Indigenous CEO Shelley Cable was 24 years old when she became the CEO of Generation One at the Minderoo Foundation. It’s in this role she’s been able to spearhead her passion for closing the gap in Indigenous employment into long lasting action.
A proud Nyoongar woman, Cable says she often finds herself sitting around decision-making tables, feeling out of place.
“Whether I’m the youngest person in the room, or one of the only females, or almost always the only Nyoongar woman, I often see things differently and interpret things differently,” Cable told Women’s Agenda recently.
“It does make me feel out place sometimes, but I then have to reflect on the fact that I was put into this role for a reason.”
Two years on from her appointment to CEO, Cable says she now draws confidence from the fact that she was chosen for her role at Generation One because of the different ways of thinking she’s able to bring to the table as a young, Indigenous woman.
“It’s not a lack of experience as to why I’m feeling the way that I feel, it’s actually a strength that nobody else could have, no matter their work experience,” she said.

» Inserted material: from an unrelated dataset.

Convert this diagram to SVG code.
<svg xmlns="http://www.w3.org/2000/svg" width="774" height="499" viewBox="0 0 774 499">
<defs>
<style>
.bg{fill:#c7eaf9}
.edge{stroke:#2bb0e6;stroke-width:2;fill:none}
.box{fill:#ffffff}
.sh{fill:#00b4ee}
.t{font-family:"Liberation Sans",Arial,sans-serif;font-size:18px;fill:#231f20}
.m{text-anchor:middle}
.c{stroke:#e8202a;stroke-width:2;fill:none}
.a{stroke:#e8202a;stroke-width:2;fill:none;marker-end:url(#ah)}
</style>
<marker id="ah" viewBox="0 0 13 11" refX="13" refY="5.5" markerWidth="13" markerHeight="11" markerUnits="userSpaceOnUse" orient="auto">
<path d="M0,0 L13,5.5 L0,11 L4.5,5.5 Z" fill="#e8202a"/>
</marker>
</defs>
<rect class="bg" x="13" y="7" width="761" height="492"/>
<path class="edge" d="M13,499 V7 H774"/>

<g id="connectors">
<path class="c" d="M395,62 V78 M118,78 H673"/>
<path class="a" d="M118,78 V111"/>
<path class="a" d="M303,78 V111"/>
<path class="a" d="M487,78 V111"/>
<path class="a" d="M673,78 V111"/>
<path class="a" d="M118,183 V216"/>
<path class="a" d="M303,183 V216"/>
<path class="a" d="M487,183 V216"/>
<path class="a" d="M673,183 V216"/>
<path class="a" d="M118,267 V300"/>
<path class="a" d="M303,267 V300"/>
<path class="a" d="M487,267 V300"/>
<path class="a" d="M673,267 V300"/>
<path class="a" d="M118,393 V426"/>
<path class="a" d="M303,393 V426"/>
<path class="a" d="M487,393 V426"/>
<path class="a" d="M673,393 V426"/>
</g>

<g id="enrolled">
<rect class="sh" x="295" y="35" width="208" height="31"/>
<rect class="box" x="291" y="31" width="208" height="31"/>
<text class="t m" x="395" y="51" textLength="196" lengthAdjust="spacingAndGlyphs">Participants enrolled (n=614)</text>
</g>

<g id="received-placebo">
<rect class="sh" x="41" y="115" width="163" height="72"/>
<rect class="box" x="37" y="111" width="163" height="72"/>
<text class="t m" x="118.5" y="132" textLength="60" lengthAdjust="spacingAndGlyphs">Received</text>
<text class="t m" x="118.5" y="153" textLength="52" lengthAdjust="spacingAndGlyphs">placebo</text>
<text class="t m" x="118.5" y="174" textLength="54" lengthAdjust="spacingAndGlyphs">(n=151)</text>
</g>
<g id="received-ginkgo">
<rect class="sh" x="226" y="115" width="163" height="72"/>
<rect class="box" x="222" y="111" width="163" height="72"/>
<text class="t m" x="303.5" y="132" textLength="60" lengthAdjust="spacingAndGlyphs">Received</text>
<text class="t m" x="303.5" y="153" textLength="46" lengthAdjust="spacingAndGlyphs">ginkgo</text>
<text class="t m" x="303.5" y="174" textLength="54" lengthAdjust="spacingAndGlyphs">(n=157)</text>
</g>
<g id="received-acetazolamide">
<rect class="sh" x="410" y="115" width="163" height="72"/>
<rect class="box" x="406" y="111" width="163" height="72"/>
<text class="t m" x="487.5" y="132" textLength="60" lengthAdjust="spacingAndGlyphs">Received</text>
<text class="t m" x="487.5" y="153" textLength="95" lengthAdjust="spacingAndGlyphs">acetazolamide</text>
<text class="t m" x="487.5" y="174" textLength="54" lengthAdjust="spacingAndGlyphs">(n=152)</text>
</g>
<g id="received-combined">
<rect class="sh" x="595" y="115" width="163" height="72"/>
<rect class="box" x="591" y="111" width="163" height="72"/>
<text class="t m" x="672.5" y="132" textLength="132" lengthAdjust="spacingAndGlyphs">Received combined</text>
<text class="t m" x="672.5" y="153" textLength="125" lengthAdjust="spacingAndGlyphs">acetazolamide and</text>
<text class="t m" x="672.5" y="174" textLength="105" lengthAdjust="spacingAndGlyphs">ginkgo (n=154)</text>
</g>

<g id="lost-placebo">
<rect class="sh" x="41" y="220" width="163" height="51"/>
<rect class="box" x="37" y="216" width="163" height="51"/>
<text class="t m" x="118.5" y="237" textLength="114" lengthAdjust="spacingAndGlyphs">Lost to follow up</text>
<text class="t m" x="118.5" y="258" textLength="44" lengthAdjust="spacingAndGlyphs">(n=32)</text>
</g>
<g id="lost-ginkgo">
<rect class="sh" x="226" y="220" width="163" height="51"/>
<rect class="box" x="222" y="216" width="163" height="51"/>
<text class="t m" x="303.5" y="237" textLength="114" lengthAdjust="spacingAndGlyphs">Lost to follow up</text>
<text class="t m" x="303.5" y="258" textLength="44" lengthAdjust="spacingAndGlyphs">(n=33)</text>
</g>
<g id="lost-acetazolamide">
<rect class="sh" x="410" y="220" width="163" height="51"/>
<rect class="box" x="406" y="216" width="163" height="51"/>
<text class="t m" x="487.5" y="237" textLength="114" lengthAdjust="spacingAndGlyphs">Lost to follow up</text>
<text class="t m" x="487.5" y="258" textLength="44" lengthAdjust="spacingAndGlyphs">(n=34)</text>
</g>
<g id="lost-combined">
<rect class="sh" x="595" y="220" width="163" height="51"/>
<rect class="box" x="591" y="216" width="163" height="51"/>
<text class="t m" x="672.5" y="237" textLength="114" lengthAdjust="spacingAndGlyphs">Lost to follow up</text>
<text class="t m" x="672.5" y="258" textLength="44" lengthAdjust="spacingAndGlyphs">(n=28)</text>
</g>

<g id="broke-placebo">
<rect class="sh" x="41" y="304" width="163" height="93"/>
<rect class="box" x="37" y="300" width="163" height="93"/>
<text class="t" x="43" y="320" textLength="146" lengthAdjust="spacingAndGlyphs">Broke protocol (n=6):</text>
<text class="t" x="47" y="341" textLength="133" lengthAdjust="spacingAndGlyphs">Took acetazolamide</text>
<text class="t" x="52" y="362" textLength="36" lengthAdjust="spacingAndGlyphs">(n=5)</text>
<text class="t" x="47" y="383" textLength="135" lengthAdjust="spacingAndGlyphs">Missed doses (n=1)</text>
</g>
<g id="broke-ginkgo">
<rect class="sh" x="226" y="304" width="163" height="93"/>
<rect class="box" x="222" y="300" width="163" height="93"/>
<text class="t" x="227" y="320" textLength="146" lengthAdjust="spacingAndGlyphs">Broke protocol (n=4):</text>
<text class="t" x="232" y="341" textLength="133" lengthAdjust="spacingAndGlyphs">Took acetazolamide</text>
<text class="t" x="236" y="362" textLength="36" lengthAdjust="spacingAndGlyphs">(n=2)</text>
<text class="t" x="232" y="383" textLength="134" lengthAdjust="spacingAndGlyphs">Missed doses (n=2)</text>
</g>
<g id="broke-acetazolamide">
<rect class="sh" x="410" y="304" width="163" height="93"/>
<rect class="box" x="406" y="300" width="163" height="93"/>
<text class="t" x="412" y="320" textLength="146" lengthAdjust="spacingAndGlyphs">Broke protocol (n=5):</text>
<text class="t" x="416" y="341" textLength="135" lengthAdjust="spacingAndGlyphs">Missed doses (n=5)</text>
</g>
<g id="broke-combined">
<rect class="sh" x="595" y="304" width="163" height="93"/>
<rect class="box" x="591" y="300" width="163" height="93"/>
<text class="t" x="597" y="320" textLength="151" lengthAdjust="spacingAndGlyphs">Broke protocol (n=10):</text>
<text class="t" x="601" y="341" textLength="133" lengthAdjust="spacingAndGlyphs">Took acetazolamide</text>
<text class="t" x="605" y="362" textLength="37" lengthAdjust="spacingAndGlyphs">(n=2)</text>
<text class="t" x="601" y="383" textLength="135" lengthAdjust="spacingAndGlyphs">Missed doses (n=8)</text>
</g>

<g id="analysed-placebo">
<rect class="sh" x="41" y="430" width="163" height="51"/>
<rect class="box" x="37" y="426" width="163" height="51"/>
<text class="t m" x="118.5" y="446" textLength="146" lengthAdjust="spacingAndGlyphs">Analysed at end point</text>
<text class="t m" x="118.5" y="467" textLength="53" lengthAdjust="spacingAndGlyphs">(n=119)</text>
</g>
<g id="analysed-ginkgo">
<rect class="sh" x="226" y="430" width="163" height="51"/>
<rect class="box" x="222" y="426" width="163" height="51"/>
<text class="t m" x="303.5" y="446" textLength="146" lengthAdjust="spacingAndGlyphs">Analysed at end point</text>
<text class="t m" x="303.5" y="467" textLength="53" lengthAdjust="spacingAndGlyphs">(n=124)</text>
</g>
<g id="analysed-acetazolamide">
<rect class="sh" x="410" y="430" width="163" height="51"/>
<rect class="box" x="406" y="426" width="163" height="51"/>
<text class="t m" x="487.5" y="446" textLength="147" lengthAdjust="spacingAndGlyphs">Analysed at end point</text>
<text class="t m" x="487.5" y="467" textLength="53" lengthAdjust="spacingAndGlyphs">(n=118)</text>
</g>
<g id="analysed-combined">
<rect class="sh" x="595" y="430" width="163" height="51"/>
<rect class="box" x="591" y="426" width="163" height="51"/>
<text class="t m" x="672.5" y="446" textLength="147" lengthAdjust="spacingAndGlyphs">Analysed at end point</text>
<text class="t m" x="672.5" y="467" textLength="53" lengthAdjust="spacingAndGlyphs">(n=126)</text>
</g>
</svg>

The big picture at Generation One is to create employment parity for Indigenous people within one generation, an ambitious mission that Cable speaks passionately about. There’s a focus on supporting Indigenous people to be employed by industry (and supporting industry to do a better job of Indigenous employment), as well as supporting Indigenous entrepreneurs to achieve self-employment and grow their businesses.

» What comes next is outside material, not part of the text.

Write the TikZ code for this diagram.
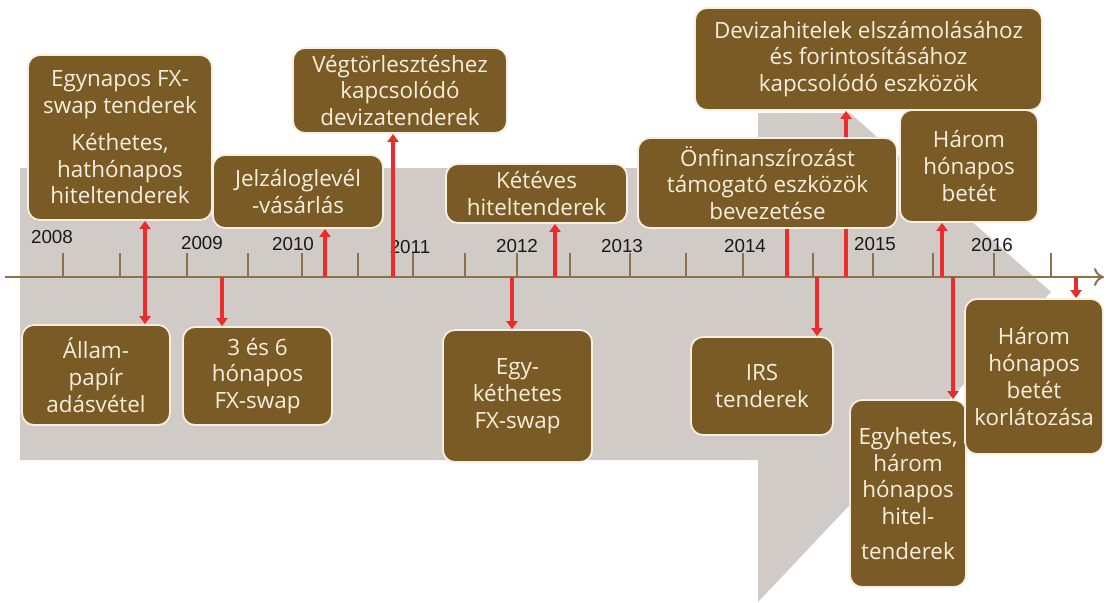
\documentclass[tikz,border=0pt]{standalone}
\usepackage{fontspec}
\setmainfont{Open Sans}
\newfontfamily\yearfont{Liberation Sans}
\usetikzlibrary{arrows.meta,positioning,backgrounds}

\definecolor{bgshape}{RGB}{208,203,198}
\definecolor{boxbrown}{RGB}{122,91,37}
\definecolor{boxtext}{RGB}{246,238,222}
\definecolor{axisbrown}{RGB}{140,114,74}
\definecolor{markred}{RGB}{234,45,44}

\begin{document}
\begin{tikzpicture}[
    x=0.5pt, y=-0.5pt,
    event/.style={rectangle, draw=boxtext, line width=0.9pt, fill=boxbrown, text=boxtext, rounded corners=6pt, align=center, inner sep=2pt, font=\fontsize{11.2}{13.4}\selectfont},
    year/.style={font=\yearfont\fontsize{9.4}{10}\selectfont, text=black!90, inner sep=0pt},
    tickline/.style={axisbrown, line width=0.8pt},
    redarrow/.style={-{Triangle[length=4pt,width=5.5pt]}, markred, line width=2.4pt}
]
\useasboundingbox (0,0) rectangle (1106,602);

% Upper row of events
\node[event, minimum width=92pt, minimum height=82.5pt] (egynapos) at (120,137.5) {
    Egynapos FX-\\
    swap tenderek\\[5pt]
    Kéthetes,\\
    hathónapos\\
    hiteltenderek
};
\node[event, minimum width=85pt, minimum height=36.5pt] (jelzalog) at (298,191.5) {Jelzáloglevél\\-vásárlás};
\node[event, minimum width=107pt, minimum height=42.5pt] (vegtorl) at (400,90.5) {Végtörlesztéshez\\kapcsolódó\\devizatenderek};
\node[event, minimum width=90.5pt, minimum height=29.5pt] (keteves) at (536.5,193.5) {Kétéves\\hiteltenderek};
\node[event, minimum width=173.5pt, minimum height=51pt] (deviza) at (868.5,59) {Devizahitelek elszámolásához\\és forintosításához\\kapcsolódó eszközök};
\node[event, minimum width=129.5pt, minimum height=45pt] (onfin) at (767.5,183) {Önfinanszírozást\\támogató eszközök\\bevezetése};
\node[event, minimum width=69pt, minimum height=56pt] (betet) at (969,166) {Három\\hónapos\\betét};

% Lower row of events
\node[event, minimum width=74pt, minimum height=50pt] (allam) at (96,375) {Állam-\\papír\\adásvétel};
\node[event, minimum width=74.5pt, minimum height=49pt] (fxswap) at (257.5,376) {3 és 6\\hónapos\\FX-swap};
\node[event, minimum width=74.5pt, minimum height=66pt] (egykethetes) at (517.5,396) {Egy-\\kéthetes\\FX-swap};
\node[event, minimum width=71pt, minimum height=49pt] (irs) at (762,386) {IRS\\tenderek};
\node[event, minimum width=58pt, minimum height=93.5pt] (egyhetes) at (908,493.5) {
    Egyhetes,\\
    három\\
    hónapos\\
    hitel-\\[4pt]
    tenderek
};
\node[event, minimum width=69pt, minimum height=77.5pt] (korlat) at (1034,376.5) {Három\\hónapos\\betét\\korlátozása};

\begin{scope}[on background layer]
% Big gray arrow behind the timeline
\fill[bgshape] (20,168) -- (758,168) -- (758,113) -- (850,113) -- (1051,292)
    -- (758,602) -- (758,460) -- (20,460) -- cycle;

% Time axis with ticks and years
\coordinate (axisL) at (5,277);
\coordinate (axisR) at (1104,277);
\draw[axisbrown, line width=1pt, -{To[length=5pt,width=9pt]}] (axisL) -- (axisR);
\foreach \xx in {63,120,187,248,302,358,413,465,517,570,630,686,743,813,873,933,994,1051}
    \draw[tickline] (\xx,277) -- (\xx,253);
\foreach \yr/\xx/\yy in {2008/52/237, 2009/202/243, 2010/293/244, 2011/410/247, 2012/517/246,
                         2013/622/246, 2014/745/246, 2015/875/244, 2016/992/245}
    \node[year] (y\yr) at (\xx,\yy) {\yr};

% Event markers on the axis
\coordinate (m1) at (145,277);
\coordinate (m2) at (222,277);
\coordinate (m3) at (325,277);
\coordinate (m4) at (393,277);
\coordinate (m5) at (512,277);
\coordinate (m6) at (555,277);
\coordinate (m7) at (787,277);
\coordinate (m8) at (817,277);
\coordinate (m9) at (846,277);
\coordinate (m10) at (942,277);
\coordinate (m11) at (953,277);
\coordinate (m12) at (1076,277);

\draw[redarrow] (m1) -- (m1 |- egynapos.south);
\draw[redarrow] (m1) -- (m1 |- allam.north);
\draw[redarrow] (m2) -- (m2 |- fxswap.north);
\draw[redarrow] (m3) -- (m3 |- jelzalog.south);
\draw[redarrow] (m4) -- (m4 |- vegtorl.south);
\draw[redarrow] (m5) -- (m5 |- egykethetes.north);
\draw[redarrow] (m6) -- (m6 |- keteves.south);
\draw[redarrow] (m7) -- (m7 |- onfin.center);
\draw[redarrow] (m8) -- (m8 |- irs.north);
\draw[redarrow] (m9) -- (m9 |- deviza.south);
\draw[redarrow] (m10) -- (m10 |- betet.south);
\draw[redarrow] (m11) -- (m11 |- egyhetes.north);
\draw[redarrow] (m12) -- (m12 |- korlat.north);
\end{scope}

\end{tikzpicture}
\end{document}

Referring to this year’s NAIDOC Week theme ‘Heal Country’, Cable says there’s “no good reason” why Aboriginal and Torres Strait Islander peoples, who have the longest history of hard work on the planet, experience higher unemployment than non-Indigenous Australians.
“Unemployment is an unnatural state, it’s something that’s inconsistent with our identity as First Nations peoples and that’s a part of our identity that needs healing,” she said.
One of Cable’s key focuses at the moment is closing the data gap that exists in relation to Indigenous employment in Australia, which sees Generation One and other organisations across the country having to work with data that is five years old.
“The data gap that relates to Indigenous employment is completely horrifying,” Cable shares. “We don’t know how many Indigenous Australians are in work today. We didn’t know how many were in work last year or the year before, since 2016.”
It’s a massive problem that contributes to the invisibility of Indigenous people in the labour force and as we all know, you can’t manage what you haven’t measured. Cable says there are too many workplaces around the country that simply don’t know if they have any Indigenous employees, and often, they’re too afraid to ask the question.
“When you don’t even know if any of your staff are Indigenous, it makes it impossible to know whether they need more support or whether you can be doing anything more,” Cable said.
As a young leader, Cable initially found it quite difficult to accept her position at the helm of Generation One, but what she’s learnt over her time in the role is that leadership is different for everybody.
And it’s not always the most visible leaders who are doing the most valuable work.
“There’s an assumption that all Indigenous leaders are visible, and I just think that really contradicts the way that many Indigenous people look at leadership,” she says.
“Some of the most amazing leaders that I look up to are ones that nobody would know of, they don’t put their names out there, they do all of their work by supporting other people and they’re definitely behind the scenes.
“Visible leadership is one idea, but it’s not the only way you can be a leader.”